WORK INSTRUCTIONS:
Output every line of the material exactly, omitting images.

## BEGIN SOURCE DATA

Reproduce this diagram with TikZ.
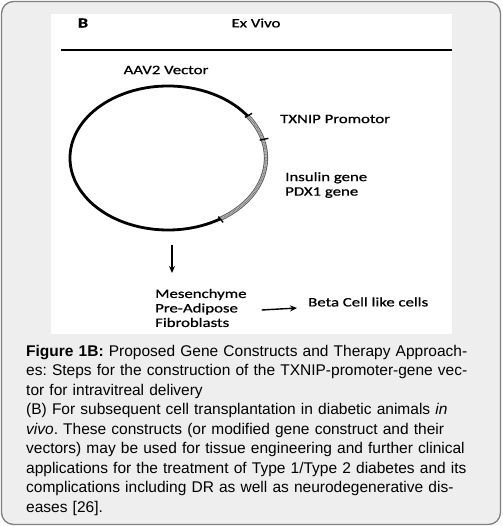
\documentclass[tikz,border=0pt]{standalone}
\usepackage{fontspec}
\setmainfont{Liberation Sans}
\newfontfamily\figfont[FakeStretch=1.3,FakeBold=0.8]{Carlito}
\usetikzlibrary{arrows.meta}
\definecolor{panelgray}{HTML}{EEEEEE}
\definecolor{framegray}{HTML}{808080}
\tikzset{lbl/.style={font=\figfont\fontsize{12.9}{14.5}\selectfont, inner sep=0pt}}
\tikzset{flow/.style={-{Stealth[length=7pt,width=6pt]}, line width=1.4pt}}
\tikzset{plasmid/.style={line width=2.8pt}}
\tikzset{insert/.style={line width=4.2pt, draw=gray!70!black}}

\begin{document}
\begin{tikzpicture}[x=1pt,y=-1pt]
\useasboundingbox (0,0) rectangle (502,526);

% frame and figure panel
\draw[framegray, line width=1.3pt, fill=panelgray, rounded corners=12pt] (1.5,1.5) rectangle (500.5,524.5);
\fill[white] (51,14) rectangle (452,334);
\draw[line width=1.2pt] (61,50) -- (452,50);

\node[lbl, font=\figfont\bfseries\fontsize{14}{14.5}\selectfont] (panel) at (83,23) {B};
\node[lbl] (exvivo) at (256,23) {Ex Vivo};
\node[lbl] (vector) at (166,70) {AAV2 Vector};

% the vector
\path (168,158) coordinate (c);
\draw[plasmid] (c) ++(58:98 and 72) arc[start angle=58, end angle=324, x radius=98, y radius=72];
\draw[insert] (c) ++(-36:98 and 72) arc[start angle=-36, end angle=58, x radius=98, y radius=72];
\draw[gray!45, line width=2.4pt]
  (c) ++(-36:98 and 72) arc[start angle=-36, end angle=58, x radius=98, y radius=72];
\draw[gray!85!black, line width=1.6pt, dash pattern=on 0.6pt off 0.9pt]
  (c) ++(-36:98 and 72) arc[start angle=-36, end angle=58, x radius=98, y radius=72];

\foreach \a in {-36,-15,58}{
  \draw[line width=1.4pt] (c) ++(\a:95 and 69) -- ++(\a:9 and 7);
}

\node[lbl, anchor=west] (promotor) at (280,119) {TXNIP Promotor};
\node[lbl, anchor=west, align=left] (genes) at (285,185) {Insulin gene\\PDX1 gene};

% cells
\node[lbl, anchor=west, align=left] (cells) at (155,308) {Mesenchyme\\Pre-Adipose\\Fibroblasts};
\node[lbl, anchor=west] (beta) at (308,302) {Beta Cell like cells};

\coordinate (down-a) at (172,245);
\coordinate (down-b) at (172,273);
\draw[flow] (down-a) -- (down-b);
\draw[flow] ([xshift=15pt,yshift=-2pt]cells.east) -- ([xshift=-11pt,yshift=-6pt]beta.west);

% caption
\node[anchor=north west, inner sep=0pt, text width=457pt,
  font=\fontsize{15.5}{19.5}\selectfont] (caption) at (26,345) {%
  \hyphenpenalty=10000 \exhyphenpenalty=10000 \parindent=0pt \tolerance=9999 \frenchspacing
  {\bfseries Figure 1B:} Proposed Gene Constructs and Therapy Approach-\linebreak
  es: Steps for the construction of the TXNIP-promoter-gene vec-\linebreak
  tor for intravitreal delivery\par
  (B) For subsequent cell transplantation in diabetic animals \textit{in}\linebreak
  \textit{vivo}. These constructs (or modified gene construct and their\linebreak
  vectors) may be used for tissue engineering and further clinical\linebreak
  applications for the treatment of Type 1/Type 2 diabetes and its\linebreak
  complications including DR as well as neurodegenerative dis-\linebreak
  eases [26].};

\end{tikzpicture}
\end{document}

## END SOURCE DATA

SOLUTION BELOW:
Reproduce this diagram with TikZ.
\documentclass[tikz,border=0pt]{standalone}
\usepackage{fontspec}
\setmainfont{Liberation Sans}
\newfontfamily\figfont[FakeStretch=1.3,FakeBold=0.8]{Carlito}
\usetikzlibrary{arrows.meta}
\definecolor{panelgray}{HTML}{EEEEEE}
\definecolor{framegray}{HTML}{808080}
\tikzset{lbl/.style={font=\figfont\fontsize{12.9}{14.5}\selectfont, inner sep=0pt}}
\tikzset{flow/.style={-{Stealth[length=7pt,width=6pt]}, line width=1.4pt}}
\tikzset{plasmid/.style={line width=2.8pt}}
\tikzset{insert/.style={line width=4.2pt, draw=gray!70!black}}

\begin{document}
\begin{tikzpicture}[x=1pt,y=-1pt]
\useasboundingbox (0,0) rectangle (502,526);

% frame and figure panel
\draw[framegray, line width=1.3pt, fill=panelgray, rounded corners=12pt] (1.5,1.5) rectangle (500.5,524.5);
\fill[white] (51,14) rectangle (452,334);
\draw[line width=1.2pt] (61,50) -- (452,50);

\node[lbl, font=\figfont\bfseries\fontsize{14}{14.5}\selectfont] (panel) at (83,23) {B};
\node[lbl] (exvivo) at (256,23) {Ex Vivo};
\node[lbl] (vector) at (166,70) {AAV2 Vector};

% the vector
\path (168,158) coordinate (c);
\draw[plasmid] (c) ++(58:98 and 72) arc[start angle=58, end angle=324, x radius=98, y radius=72];
\draw[insert] (c) ++(-36:98 and 72) arc[start angle=-36, end angle=58, x radius=98, y radius=72];
\draw[gray!45, line width=2.4pt]
  (c) ++(-36:98 and 72) arc[start angle=-36, end angle=58, x radius=98, y radius=72];
\draw[gray!85!black, line width=1.6pt, dash pattern=on 0.6pt off 0.9pt]
  (c) ++(-36:98 and 72) arc[start angle=-36, end angle=58, x radius=98, y radius=72];

\foreach \a in {-36,-15,58}{
  \draw[line width=1.4pt] (c) ++(\a:95 and 69) -- ++(\a:9 and 7);
}

\node[lbl, anchor=west] (promotor) at (280,119) {TXNIP Promotor};
\node[lbl, anchor=west, align=left] (genes) at (285,185) {Insulin gene\\PDX1 gene};

% cells
\node[lbl, anchor=west, align=left] (cells) at (155,308) {Mesenchyme\\Pre-Adipose\\Fibroblasts};
\node[lbl, anchor=west] (beta) at (308,302) {Beta Cell like cells};

\coordinate (down-a) at (172,245);
\coordinate (down-b) at (172,273);
\draw[flow] (down-a) -- (down-b);
\draw[flow] ([xshift=15pt,yshift=-2pt]cells.east) -- ([xshift=-11pt,yshift=-6pt]beta.west);

% caption
\node[anchor=north west, inner sep=0pt, text width=457pt,
  font=\fontsize{15.5}{19.5}\selectfont] (caption) at (26,345) {%
  \hyphenpenalty=10000 \exhyphenpenalty=10000 \parindent=0pt \tolerance=9999 \frenchspacing
  {\bfseries Figure 1B:} Proposed Gene Constructs and Therapy Approach-\linebreak
  es: Steps for the construction of the TXNIP-promoter-gene vec-\linebreak
  tor for intravitreal delivery\par
  (B) For subsequent cell transplantation in diabetic animals \textit{in}\linebreak
  \textit{vivo}. These constructs (or modified gene construct and their\linebreak
  vectors) may be used for tissue engineering and further clinical\linebreak
  applications for the treatment of Type 1/Type 2 diabetes and its\linebreak
  complications including DR as well as neurodegenerative dis-\linebreak
  eases [26].};

\end{tikzpicture}
\end{document}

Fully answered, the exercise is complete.